Category: Separation
Questions/Answers
Why would a couple want a legal separation instead of a divorce?
Sometimes couples have religious reasons for not wanting a divorce. In addition, in some no-fault states, a legal separation is grounds for a divorce. If the couple lives apart in a legal separation for a specific time period set by state law (New Jersey is 18 Months), either the husband or the wife can file for divorce under no fault grounds. If the couple in this situation does not have a legal separation, the husband or the wife would have to file under some other type of grounds, which is almost always placing marital fault.
Is a separation the same thing as a divorce?
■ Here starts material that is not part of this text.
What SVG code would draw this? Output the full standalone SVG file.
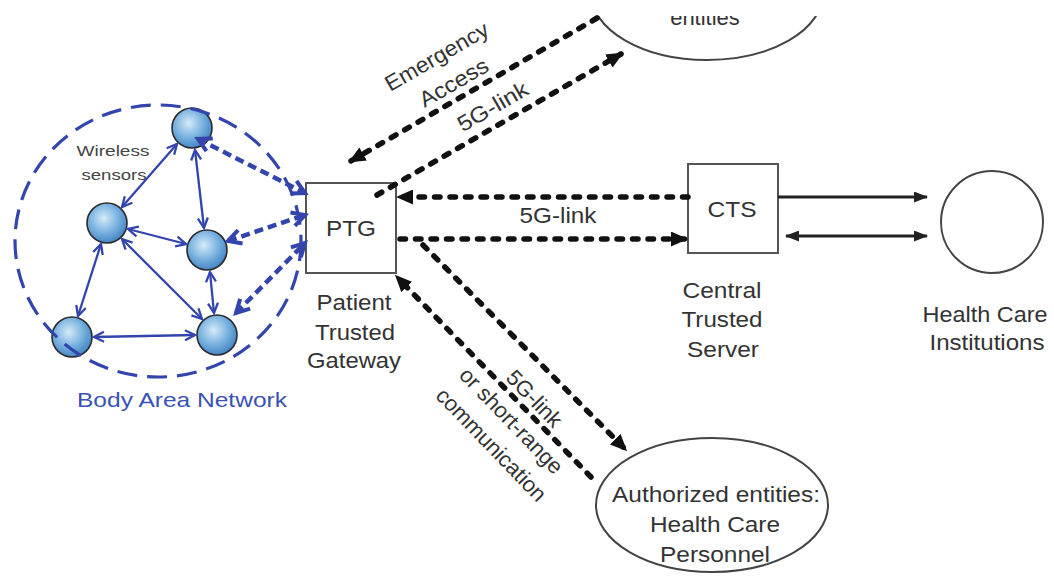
<svg xmlns="http://www.w3.org/2000/svg" width="1054" height="579" viewBox="0 0 1054 579">
<style>
.t{font-family:"Liberation Sans",Arial,sans-serif;font-size:22px;fill:#333;text-anchor:middle}
.box{fill:#fff;stroke:#555;stroke-width:2}
.ell{fill:#fff;stroke:#444;stroke-width:2}
.bd{fill:none;stroke:#111;stroke-width:5.5;stroke-dasharray:5.5 10;stroke-linecap:round}
.bs{fill:none;stroke:#222;stroke-width:3}
.bt{fill:none;stroke:#3345ad;stroke-width:2.3}
.bdash{fill:none;stroke:#3345ad;stroke-width:4.5;stroke-dasharray:9 5}
.node{fill:url(#g);stroke:#2b2b2b;stroke-width:1.6}
</style>
<defs>
<radialGradient id="g" cx="0.42" cy="0.38" r="0.65">
<stop offset="0" stop-color="#d4eaf8"/>
<stop offset="0.55" stop-color="#79b2df"/>
<stop offset="1" stop-color="#3f81c2"/>
</radialGradient>
<marker id="ab" markerUnits="userSpaceOnUse" viewBox="0 0 17 15" markerWidth="17" markerHeight="15" refX="14" refY="7.5" orient="auto-start-reverse"><path d="M0,0 L17,7.5 L0,15 Z" fill="#111"/></marker>
<marker id="as" markerUnits="userSpaceOnUse" viewBox="0 0 14 11" markerWidth="14" markerHeight="11" refX="13" refY="5.5" orient="auto-start-reverse"><path d="M0,0 L14,5.5 L0,11 Z" fill="#222"/></marker>
<marker id="bv" markerUnits="userSpaceOnUse" viewBox="-2 -2 14 14" markerWidth="14" markerHeight="14" refX="10" refY="5" orient="auto-start-reverse" overflow="visible"><path d="M0,0 L10,5 L0,10" fill="none" stroke="#3345ad" stroke-width="2.3"/></marker>
<marker id="bV" markerUnits="userSpaceOnUse" viewBox="-3 -3 20 20" markerWidth="20" markerHeight="20" refX="13" refY="7" orient="auto-start-reverse" overflow="visible"><path d="M0,0 L13,7 L0,14" fill="none" stroke="#3345ad" stroke-width="4"/></marker>
<clipPath id="top"><rect x="0" y="16" width="1054" height="563"/></clipPath>
</defs>
<rect width="1054" height="579" fill="#fff"/>

<g id="emergency-entities" clip-path="url(#top)">
<ellipse class="ell" cx="707" cy="-7" rx="116" ry="67"/>
<text class="t" x="705" y="25">entities</text>
</g>

<g id="ban-nodes">
<circle class="node" cx="192" cy="128" r="20"/>
<circle class="node" cx="107" cy="223" r="20"/>
<circle class="node" cx="207" cy="250" r="20"/>
<circle class="node" cx="72" cy="337" r="20"/>
<circle class="node" cx="217" cy="335" r="20"/>
</g>

<g id="ban">
<ellipse cx="158" cy="241" rx="143" ry="136" fill="none" stroke="#3345ad" stroke-width="3.2" stroke-dasharray="20 10"/>
<text x="113" y="156" textLength="73" lengthAdjust="spacingAndGlyphs" style="font-family:'Liberation Sans',Arial,sans-serif;font-size:15px;fill:#444;text-anchor:middle">Wireless</text>
<text x="114" y="180" textLength="65" lengthAdjust="spacingAndGlyphs" style="font-family:'Liberation Sans',Arial,sans-serif;font-size:15px;fill:#444;text-anchor:middle">sensors</text>
<text x="182" y="407" textLength="210" lengthAdjust="spacingAndGlyphs" style="font-family:'Liberation Sans',Arial,sans-serif;font-size:21px;fill:#3a52b4;text-anchor:middle">Body Area Network</text>
</g>

<g id="ptg">
<rect class="box" x="306" y="183" width="90" height="90"/>
<text class="t" x="351" y="236" textLength="50" lengthAdjust="spacingAndGlyphs">PTG</text>
<text class="t" x="354" y="310" textLength="75" lengthAdjust="spacingAndGlyphs">Patient</text>
<text class="t" x="355" y="340" textLength="80" lengthAdjust="spacingAndGlyphs">Trusted</text>
<text class="t" x="354" y="368" textLength="94" lengthAdjust="spacingAndGlyphs">Gateway</text>
</g>

<g id="cts">
<rect class="box" x="688" y="164" width="90" height="89"/>
<text class="t" x="732" y="217" textLength="49" lengthAdjust="spacingAndGlyphs">CTS</text>
<text class="t" x="722" y="298" textLength="79" lengthAdjust="spacingAndGlyphs">Central</text>
<text class="t" x="722" y="327" textLength="81" lengthAdjust="spacingAndGlyphs">Trusted</text>
<text class="t" x="723" y="357" textLength="72" lengthAdjust="spacingAndGlyphs">Server</text>
</g>

<g id="hci">
<circle class="ell" cx="992" cy="222" r="51"/>
<text class="t" x="985" y="322" textLength="125" lengthAdjust="spacingAndGlyphs">Health Care</text>
<text class="t" x="987" y="350" textLength="115" lengthAdjust="spacingAndGlyphs">Institutions</text>
</g>

<g id="personnel">
<ellipse class="ell" cx="712" cy="505" rx="116" ry="67"/>
<text class="t" x="716" y="502" textLength="208" lengthAdjust="spacingAndGlyphs">Authorized entities:</text>
<text class="t" x="715" y="532" textLength="130" lengthAdjust="spacingAndGlyphs">Health Care</text>
<text class="t" x="715" y="562" textLength="110" lengthAdjust="spacingAndGlyphs">Personnel</text>
</g>

<g id="connectors">
<line class="bt" x1="177" y1="144" x2="122" y2="207" marker-start="url(#bv)" marker-end="url(#bv)"/>
<line class="bt" x1="195" y1="150" x2="204" y2="228" marker-start="url(#bv)" marker-end="url(#bv)"/>
<line class="bt" x1="128" y1="229" x2="186" y2="244" marker-start="url(#bv)" marker-end="url(#bv)"/>
<line class="bt" x1="101" y1="244" x2="78" y2="316" marker-start="url(#bv)" marker-end="url(#bv)"/>
<line class="bt" x1="122" y1="239" x2="202" y2="319" marker-start="url(#bv)" marker-end="url(#bv)"/>
<line class="bt" x1="210" y1="272" x2="214" y2="313" marker-start="url(#bv)" marker-end="url(#bv)"/>
<line class="bt" x1="94" y1="337" x2="195" y2="335" marker-start="url(#bv)" marker-end="url(#bv)"/>

<line class="bdash" x1="198" y1="139" x2="305" y2="193" marker-start="url(#bV)" marker-end="url(#bV)"/>
<line class="bdash" x1="228" y1="241" x2="305" y2="215" marker-start="url(#bV)" marker-end="url(#bV)"/>
<line class="bdash" x1="236" y1="313" x2="305" y2="243" marker-start="url(#bV)" marker-end="url(#bV)"/>

<line class="bd" x1="688" y1="197" x2="399" y2="197" marker-end="url(#ab)"/>
<line class="bd" x1="400" y1="239" x2="685" y2="239" marker-end="url(#ab)"/>
<line class="bd" x1="597" y1="18" x2="351" y2="161" marker-end="url(#ab)"/>
<line class="bd" x1="377" y1="195" x2="621" y2="54" marker-end="url(#ab)"/>
<line class="bd" x1="423" y1="245" x2="625" y2="449" marker-end="url(#ab)"/>
<line class="bd" x1="591" y1="477" x2="397" y2="277" marker-end="url(#ab)"/>

<line class="bs" x1="778" y1="197" x2="927" y2="197" marker-end="url(#as)"/>
<line class="bs" x1="786" y1="236" x2="927" y2="236" marker-start="url(#as)" marker-end="url(#as)"/>

<g transform="translate(437,57) rotate(-30)"><text class="t" x="0" y="7" textLength="116" lengthAdjust="spacingAndGlyphs">Emergency</text></g>
<g transform="translate(454,83) rotate(-30)"><text class="t" x="0" y="7" textLength="76" lengthAdjust="spacingAndGlyphs">Access</text></g>
<g transform="translate(493,107) rotate(-30)"><text class="t" x="0" y="7" textLength="78" lengthAdjust="spacingAndGlyphs">5G-link</text></g>
<text class="t" x="558" y="223" textLength="77" lengthAdjust="spacingAndGlyphs">5G-link</text>
<g transform="translate(534,399) rotate(46)"><text class="t" x="0" y="7">5G-link</text></g>
<g transform="translate(511,421) rotate(46)"><text class="t" x="0" y="7">or short-range</text></g>
<g transform="translate(491,445) rotate(46)"><text class="t" x="0" y="7">communication</text></g>
</g>
</svg>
No, legally speaking, a separation is very different from a divorce. A divorce is a legal proceeding whereby spouses cease to be husband and wife. A separation occurs when the couple is living apart but are still legally married. In the case of what is known as a "legal separation," a judge will rule on the property issues, child custody, visitation, and support, but will not grant a divorce. The couple has divided their household, but are still husband and wife until deciding to divorce.
Should you get a divorce?
Remember, you are not the only person involved in this divorce. It takes two to tango, and if you have children, they will be involved as well. Divorce is an emotional, social, and financial minefield that you should enter with care. There is a lot to consider beyond the simple thought of ending a relationship. What about your relatives? What about your mutual friends? What are the financial repercussions? How do I tell the children? What will the children do? Etc.
Helpful Tips and Facts
Unmarried Couples Separating: Emotional Aspects
Sometimes friends and family minimize the impact of the separation because the couple never married. And even couples themselves are sometimes surprised by the intensity of their reactions. Actually, people experience the same kinds of feelings as those ending a legal marriage: denial, anger, questioning, grieving, sadness, anxiety, acceptance, relief, and impatience to move forward. Without the specific time period needed for a married couple to get an uncontested divorce, it is not unusual for a long period of time to pass after the physical separation before people sit down to formally resolve property and/or parenting issues. Sometimes one person initiates the resolution process because they are in a new relationship or planning to get married. This can stir up have additional feelings and situations with which to cope.